La prévention contre le risque de radicalisation qui conduit au terrorisme, ne commence-t-elle pas dans un changement de discours qui est toujours du côté de la victimisation tout en querellant les lois de la Républiques à coup de demande d’aménagement de la règle commune, pour obtenir plus de place pour l’islam, s’imposant dans l’espace de la cité sur tous les plans. Il y a une modération de la religion qui seule est compatible avec nos libertés, c’est un fait. Dans les pays musulmans où on manifeste contre Charlie, on n’a pas séparé le religieux du politique ni laïcisé la société. Toutes les religions lorsqu’elles occupent la place du politique pratiquent le délit de blasphème. Dans ces pays musulmans où on manifeste, c’est la prison pour le moindre écart vis-à-vis du dogme, voire cinquante coups de fouets par semaine comme pour ce blogueur d’Arabie Saoudite, en faveur duquel circule sur internet une pétition pour arrêter cette barbarie due à la religion et ses excès, dès qu’elle n’est pas contenue par une démocratie qui impose le respect des libertés et des droits individuels.

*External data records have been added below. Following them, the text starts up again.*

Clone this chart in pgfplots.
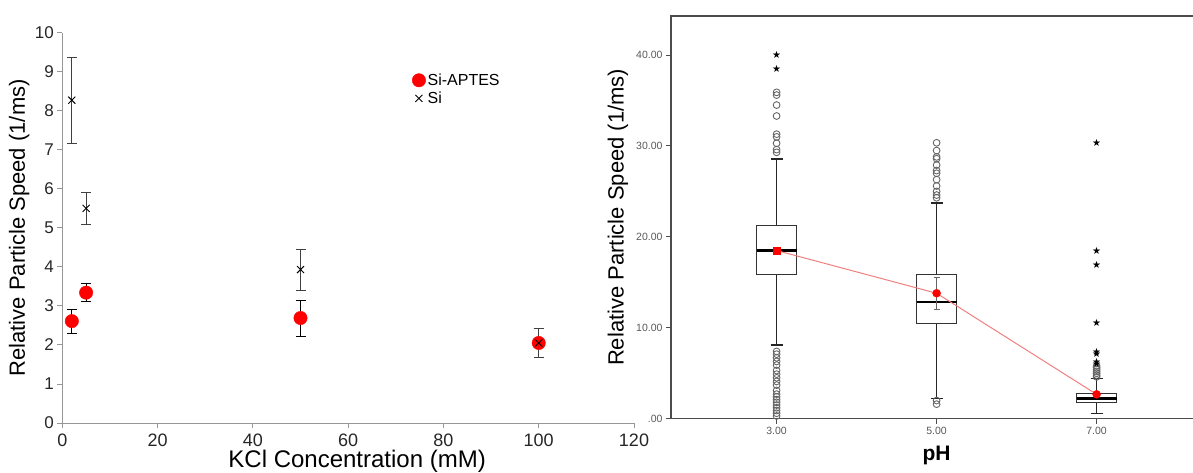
\documentclass[border=0pt]{standalone}
\usepackage{pgfplots}
\pgfplotsset{compat=1.18}
\usepgfplotslibrary{statistics}
\usepackage{fontspec}
\setmainfont{Liberation Sans}
\newfontfamily\symfont{DejaVu Sans}
\definecolor{meanline}{RGB}{240,128,128}
\definecolor{axgray}{RGB}{150,150,150}
\begin{document}
\begin{tikzpicture}[x=1pt,y=1pt]
\useasboundingbox (0,0) rectangle (1193,473);
% ---------------- left panel ----------------
\begin{axis}[
  at={(62.3pt,50pt)}, anchor=south west, scale only axis,
  width=571.7pt, height=390.3pt,
  xmin=0, xmax=120, ymin=0, ymax=10,
  axis x line=bottom, axis y line=left,
  axis line style={axgray, -, line width=0.9pt},
  xtick={0,20,...,120}, ytick={0,1,...,10},
  tick align=outside, major tick length=5pt,
  tick style={axgray, line width=0.9pt},
  /pgf/number format/assume math mode=true,
  xticklabel style={font=\fontsize{18}{20}\selectfont, text=black!85, yshift=-2pt},
  yticklabel style={font=\fontsize{17}{20}\selectfont, text=black!85},
  xlabel={KCl Concentration (mM)},
  ylabel={Relative Particle Speed (1/ms)},
  every axis x label/.style={at={([xshift=9pt,yshift=-45pt]rel axis cs:0.5,0)}, anchor=base, font=\fontsize{24}{26}\selectfont},
  every axis y label/.style={at={([xshift=-43pt]rel axis cs:0,0.5)}, anchor=center, rotate=90, font=\fontsize{22}{24}\selectfont},
  legend style={draw=none, fill=none, at={(axis cs:73.2,9.03)}, anchor=north west,
    font=\fontsize{16}{18}\selectfont, row sep=1pt, inner sep=1pt},
  legend cell align=left,
  legend image code/.code={\draw[#1] plot coordinates {(4pt,0pt)};},
]
\addplot[only marks, mark=*, mark size=6.7pt, red, mark options={fill=red, draw=red},
  error bars/.cd, y dir=both, y explicit, error mark=|,
  error bar style={black, line width=0.8pt},
  error mark options={black, mark size=5pt, line width=0.8pt}]
  coordinates {(2,2.61) +- (0,0.31) (5,3.34) +- (0,0.23) (50,2.69) +- (0,0.46) (100,2.05) +- (0,0.38)};
\addplot[only marks, mark=x, mark size=5pt, black, mark options={line width=0.9pt},
  error bars/.cd, y dir=both, y explicit, error mark=|,
  error bar style={black!75, line width=0.8pt},
  error mark options={black!75, mark size=5pt, line width=0.8pt}]
  coordinates {(2,8.27) +- (0,1.1) (5,5.5) +- (0,0.41) (50,3.93) +- (0,0.53) (100,2.05) +- (0,0.38)};
\legend{Si-APTES,Si}
\end{axis}
% ---------------- right panel ----------------
\begin{axis}[
  at={(671pt,54.3pt)}, anchor=south west, scale only axis,
  width=531.2pt, height=402.7pt,
  xmin=1.68, xmax=8.32, ymin=0, ymax=44.3,
  axis line style={black!70, line width=1.3pt},
  xtick={3,5,7}, xticklabels={3.00,5.00,7.00},
  ytick={0,10,20,30,40}, yticklabels={.00,10.00,20.00,30.00,40.00},
  tick align=outside, xtick pos=bottom, ytick pos=left, major tick length=5pt,
  tick style={black!70, line width=1pt},
  ticklabel style={font=\fontsize{10.5}{12}\selectfont, text=black!65},
  xlabel={\textbf{pH}},
  ylabel={Relative Particle Speed (1/ms)},
  every axis x label/.style={at={([yshift=-42pt]axis cs:5,0)}, anchor=base, font=\fontsize{21}{24}\selectfont},
  every axis y label/.style={at={([xshift=-53pt]rel axis cs:0,0.5)}, anchor=center, rotate=90, font=\fontsize{22}{24}\selectfont},
  boxplot/draw direction=y,
  boxplot/every median/.style={line width=2.4pt, black},
  boxplot/every whisker/.style={line width=1.6pt, black!85},
  boxplot/every box/.style={line width=1pt, black!80, fill=white},
]
\addplot[boxplot prepared={draw position=3, lower whisker=8.1, lower quartile=15.87,
  median=18.5, upper quartile=21.3, upper whisker=28.55, box extend=0.5, whisker extend=0.15}]
  coordinates {};
\addplot[boxplot prepared={draw position=5, lower whisker=2.24, lower quartile=10.42,
  median=12.87, upper quartile=15.88, upper whisker=23.76, box extend=0.5, whisker extend=0.15}]
  coordinates {};
\addplot[boxplot prepared={draw position=7, lower whisker=0.59, lower quartile=1.76,
  median=2.2, upper quartile=2.79, upper whisker=4.44, box extend=0.5, whisker extend=0.15}]
  coordinates {};
% outliers (circles)
\addplot[only marks, mark=o, mark size=3.4pt, black!60, mark options={line width=0.9pt}] coordinates {
  (3,29.3) (3,29.6) (3,30.3) (3,31.0) (3,31.3) (3,33.3) (3,34.5) (3,35.6) (3,35.9)
  (3,0.3) (3,0.6) (3,0.9) (3,1.2) (3,1.5) (3,1.8) (3,2.1) (3,2.4) (3,2.7) (3,3.1)
  (3,3.7) (3,4.1) (3,4.5) (3,4.9) (3,5.3) (3,5.9) (3,6.3) (3,6.7) (3,7.1) (3,7.4)
  (5,24.3) (5,24.6) (5,25.0) (5,25.6) (5,26.3) (5,27.0) (5,27.3) (5,27.9) (5,28.6)
  (5,28.8) (5,29.5) (5,30.35) (5,1.6) (5,2.0)
  (7,4.6) (7,4.8) (7,5.0) (7,5.2) (7,5.4) (7,5.6) (7,5.8)
};
% extreme outliers (stars)
\addplot[only marks, mark=text, text mark={\fontsize{10}{10}\selectfont\symfont\char"2605}, black!85] coordinates {
  (3,38.45) (3,40.0)
  (7,6.0) (7,6.3) (7,7.1) (7,7.3) (7,10.5) (7,16.95) (7,18.5) (7,30.35)
};
% means
\addplot[meanline, line width=1pt, mark=none] coordinates {(3,18.5) (5,13.8) (7,2.68)};
\addplot[only marks, mark=none, error bars/.cd, y dir=both, y explicit,
  error bar style={black!60, line width=0.7pt},
  error mark options={black!60, mark size=3pt, line width=0.7pt}, error mark=|]
  coordinates {(5,13.8) +- (0,1.75)};
\addplot[only marks, mark=*, mark size=4pt, red, mark options={fill=red, draw=red}] coordinates {(5,13.8) (7,2.68)};
\addplot[only marks, mark=square*, mark size=3.6pt, red, mark options={fill=red, draw=red}] coordinates {(3,18.5)};
\end{axis}
\end{tikzpicture}
\end{document}
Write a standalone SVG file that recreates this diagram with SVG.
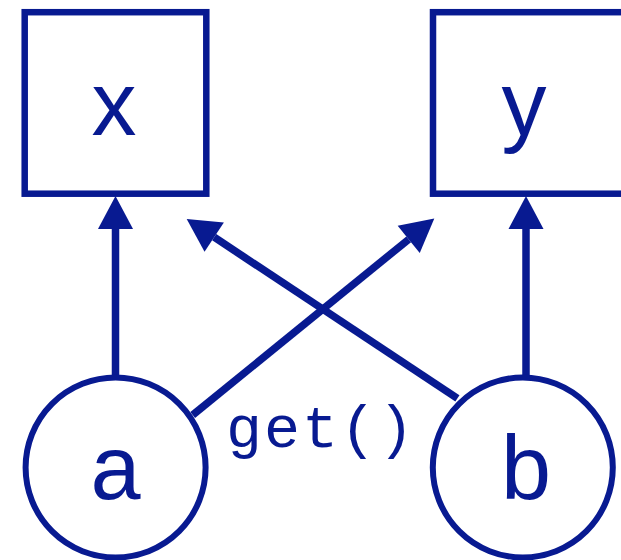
<svg xmlns="http://www.w3.org/2000/svg" width="621" height="560" viewBox="0 0 621 560">
  <style>
    .box { fill: #ffffff; stroke: #081a91; stroke-width: 6.5; }
    .node { fill: #ffffff; stroke: #081a91; stroke-width: 6; }
    .lbl { font-family: "Liberation Sans", Arial, sans-serif; font-size: 90px; fill: #081a91; text-anchor: middle; }
    .edge { stroke: #081a91; stroke-width: 7.5; fill: none; }
    .elbl { font-family: "Liberation Mono", "Courier New", monospace; font-size: 60px; fill: #081a91; letter-spacing: 2px; }
  </style>
  <defs>
    <marker id="arrow" markerUnits="userSpaceOnUse" markerWidth="34" markerHeight="36" refX="0" refY="17.5" orient="auto" overflow="visible">
      <path d="M0,0 L33,17.5 L0,35 Z" fill="#081a91"/>
    </marker>
  </defs>
  <rect width="621" height="560" fill="#ffffff"/>
  <g id="connectors">
    <line class="edge" x1="115.5" y1="377" x2="115.5" y2="229" marker-end="url(#arrow)"/>
    <line class="edge" x1="526" y1="377" x2="526" y2="229" marker-end="url(#arrow)"/>
    <line class="edge" x1="192.7" y1="415" x2="408.7" y2="239.3" marker-end="url(#arrow)"/>
    <line class="edge" x1="457.4" y1="398.3" x2="214.2" y2="237.2" marker-end="url(#arrow)"/>
    <text class="elbl" x="226" y="447">get()</text>
  </g>
  <g id="node-x">
    <rect class="box" x="24.7" y="12.2" width="181.6" height="181.5"/>
    <text class="lbl" x="114" y="135">x</text>
  </g>
  <g id="node-y">
    <rect class="box" x="433" y="12.2" width="200" height="181.5"/>
    <text class="lbl" x="524" y="135">y</text>
  </g>
  <g id="node-a">
    <circle class="node" cx="115.6" cy="467.5" r="90"/>
    <text class="lbl" x="115.5" y="499">a</text>
  </g>
  <g id="node-b">
    <circle class="node" cx="522.8" cy="467.5" r="90"/>
    <text class="lbl" x="526" y="499">b</text>
  </g>
</svg>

Pour prévenir le risque de la dérive radicale et favoriser l’intégration des Français ou étrangers musulmans dans notre pays, il faut arrêter de vouloir faire de la religion une liberté au-dessus des autres, il faut passer à une volonté de se ressembler avant de se faire différents pour se séparer. Pour cela, il faut arrêter cette façon de faire qu’en toutes circonstances, dès que l’islam est mis en cause, on cherche la paille dans l’œil de l’autre.

On veut déjà nous faire oublier que des choses sont à mettre sur la table derrière cette victimisation, dans le piège de laquelle il ne faut pas tomber, ni les musulmans ni les autres, tout en réagissant sans fermer les yeux sur le moindre fait, mais sans généraliser. Car, ce dont il s’agit, c’est d’avancer ensemble en posant un certain nombre de questions qui fâchent et doivent être clarifiées concernant les rapports de l’islam et de la République, pour que l’on ne voit plus le rejet de l‘intégration républicaine conduire certains jeunes des quartiers de nos banlieues à l’islamisme, ni d’actes antimusulmans.